▶ **PROMPT**
Each line of the material must be repeated precisely, with the pictures left out.

▶ **PROVIDED MATERIAL**
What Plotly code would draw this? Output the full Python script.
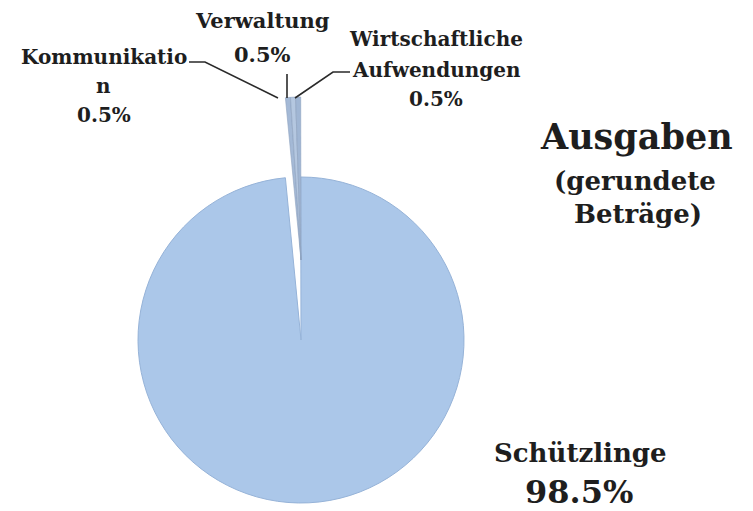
import plotly.graph_objects as go

# ---- data ----
categories = ["Kommunikation", "Verwaltung", "Wirtschaftliche Aufwendungen", "Schützlinge"]
values = [0.5, 0.5, 0.5, 98.5]
label_lines = [["Kommunikatio", "n"], ["Verwaltung"], ["Wirtschaftliche", "Aufwendungen"], ["Schützlinge"]]
title_lines = ["Ausgaben", "(gerundete", "Beträge)"]

W, H = 753, 511
FONT = "DejaVu Serif"
TXT = "#1e1e1e"

def px(x):
    return x / W

def py(y):
    return 1 - y / H

main_blue = "#abc7e9"
sliver_cols = ["#a4b9d6", "#b4c7e0", "#a0b6d4"]
clear = "rgba(0,0,0,0)"

cx, cy, r = 301, 340, 163
lift = 80
rot = -5.5

fig = go.Figure()
# main body (small slices left as a gap)
fig.add_trace(go.Pie(
    labels=categories, values=values, sort=False, direction="clockwise", rotation=rot,
    marker=dict(colors=[clear, clear, clear, main_blue],
                line=dict(color=[clear, clear, clear, "#96b3d8"], width=[0, 0, 0, 1])),
    textinfo="none", hoverinfo="label+percent", showlegend=False,
    domain=dict(x=[px(cx - r), px(cx + r)], y=[py(cy + r), py(cy - r)]),
))
# exploded small slices
fig.add_trace(go.Pie(
    labels=categories, values=values, sort=False, direction="clockwise", rotation=rot,
    marker=dict(colors=sliver_cols + [clear],
                line=dict(color=["#8ea3c0"] * 3 + [clear], width=[0.6, 0.6, 0.6, 0])),
    textinfo="none", hoverinfo="label+percent", showlegend=False,
    domain=dict(x=[px(cx - r), px(cx + r)], y=[py(cy - lift + r), py(cy - lift - r)]),
))

annotations = []

def add_text(text, x, y, size):
    annotations.append(dict(text=text, x=px(x), y=py(y), xref="paper", yref="paper",
                            xanchor="center", yanchor="middle", showarrow=False,
                            font=dict(family=FONT, size=size, color=TXT)))

pct = [f"{v}%" for v in values]

# slice labels
lab_pos = [(104, [57, 86, 115]), (262, [21, 54]), (436, [39, 70, 99])]
lab_size = [20, 21, 20]
for i, (x, ys) in enumerate(lab_pos):
    lines = label_lines[i] + [pct[i]]
    for t, y in zip(lines, ys):
        add_text(f"<b>{t}</b>", x, y, lab_size[i])

# big slice label
add_text(f"<b>{label_lines[3][0]}</b>", 580, 453, 26)
add_text(f"<b>{pct[3]}</b>", 579, 492, 32)

# title
add_text(f"<b>{title_lines[0]}</b>", 636, 136, 35)
add_text(f"<b>{title_lines[1]}</b>", 635, 181, 26)
add_text(f"<b>{title_lines[2]}</b>", 638, 214, 26)

# leader lines
def path(pts):
    d = "M " + " L ".join(f"{px(x)},{py(y)}" for x, y in pts)
    return dict(type="path", xref="paper", yref="paper", path=d,
                line=dict(color="#2a2a2a", width=1.6))

shapes = [
    path([(189, 62), (205, 62), (278, 98)]),
    path([(287, 74), (287, 98)]),
    path([(295, 98), (333, 72), (350, 72)]),
]

fig.update_layout(
    width=W, height=H, margin=dict(l=0, r=0, t=0, b=0),
    paper_bgcolor="white", plot_bgcolor="white",
    annotations=annotations, shapes=shapes, showlegend=False,
)

fig.write_html("out.html", config={"displayModeBar": False},
               post_script="document.body.style.margin='0px';")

▶ **RESULT FOR THIS EXERCISE**
What Plotly code would draw this? Output the full Python script.
import plotly.graph_objects as go

# ---- data ----
categories = ["Kommunikation", "Verwaltung", "Wirtschaftliche Aufwendungen", "Schützlinge"]
values = [0.5, 0.5, 0.5, 98.5]
label_lines = [["Kommunikatio", "n"], ["Verwaltung"], ["Wirtschaftliche", "Aufwendungen"], ["Schützlinge"]]
title_lines = ["Ausgaben", "(gerundete", "Beträge)"]

W, H = 753, 511
FONT = "DejaVu Serif"
TXT = "#1e1e1e"

def px(x):
    return x / W

def py(y):
    return 1 - y / H

main_blue = "#abc7e9"
sliver_cols = ["#a4b9d6", "#b4c7e0", "#a0b6d4"]
clear = "rgba(0,0,0,0)"

cx, cy, r = 301, 340, 163
lift = 80
rot = -5.5

fig = go.Figure()
# main body (small slices left as a gap)
fig.add_trace(go.Pie(
    labels=categories, values=values, sort=False, direction="clockwise", rotation=rot,
    marker=dict(colors=[clear, clear, clear, main_blue],
                line=dict(color=[clear, clear, clear, "#96b3d8"], width=[0, 0, 0, 1])),
    textinfo="none", hoverinfo="label+percent", showlegend=False,
    domain=dict(x=[px(cx - r), px(cx + r)], y=[py(cy + r), py(cy - r)]),
))
# exploded small slices
fig.add_trace(go.Pie(
    labels=categories, values=values, sort=False, direction="clockwise", rotation=rot,
    marker=dict(colors=sliver_cols + [clear],
                line=dict(color=["#8ea3c0"] * 3 + [clear], width=[0.6, 0.6, 0.6, 0])),
    textinfo="none", hoverinfo="label+percent", showlegend=False,
    domain=dict(x=[px(cx - r), px(cx + r)], y=[py(cy - lift + r), py(cy - lift - r)]),
))

annotations = []

def add_text(text, x, y, size):
    annotations.append(dict(text=text, x=px(x), y=py(y), xref="paper", yref="paper",
                            xanchor="center", yanchor="middle", showarrow=False,
                            font=dict(family=FONT, size=size, color=TXT)))

pct = [f"{v}%" for v in values]

# slice labels
lab_pos = [(104, [57, 86, 115]), (262, [21, 54]), (436, [39, 70, 99])]
lab_size = [20, 21, 20]
for i, (x, ys) in enumerate(lab_pos):
    lines = label_lines[i] + [pct[i]]
    for t, y in zip(lines, ys):
        add_text(f"<b>{t}</b>", x, y, lab_size[i])

# big slice label
add_text(f"<b>{label_lines[3][0]}</b>", 580, 453, 26)
add_text(f"<b>{pct[3]}</b>", 579, 492, 32)

# title
add_text(f"<b>{title_lines[0]}</b>", 636, 136, 35)
add_text(f"<b>{title_lines[1]}</b>", 635, 181, 26)
add_text(f"<b>{title_lines[2]}</b>", 638, 214, 26)

# leader lines
def path(pts):
    d = "M " + " L ".join(f"{px(x)},{py(y)}" for x, y in pts)
    return dict(type="path", xref="paper", yref="paper", path=d,
                line=dict(color="#2a2a2a", width=1.6))

shapes = [
    path([(189, 62), (205, 62), (278, 98)]),
    path([(287, 74), (287, 98)]),
    path([(295, 98), (333, 72), (350, 72)]),
]

fig.update_layout(
    width=W, height=H, margin=dict(l=0, r=0, t=0, b=0),
    paper_bgcolor="white", plot_bgcolor="white",
    annotations=annotations, shapes=shapes, showlegend=False,
)

fig.write_html("out.html", config={"displayModeBar": False},
               post_script="document.body.style.margin='0px';")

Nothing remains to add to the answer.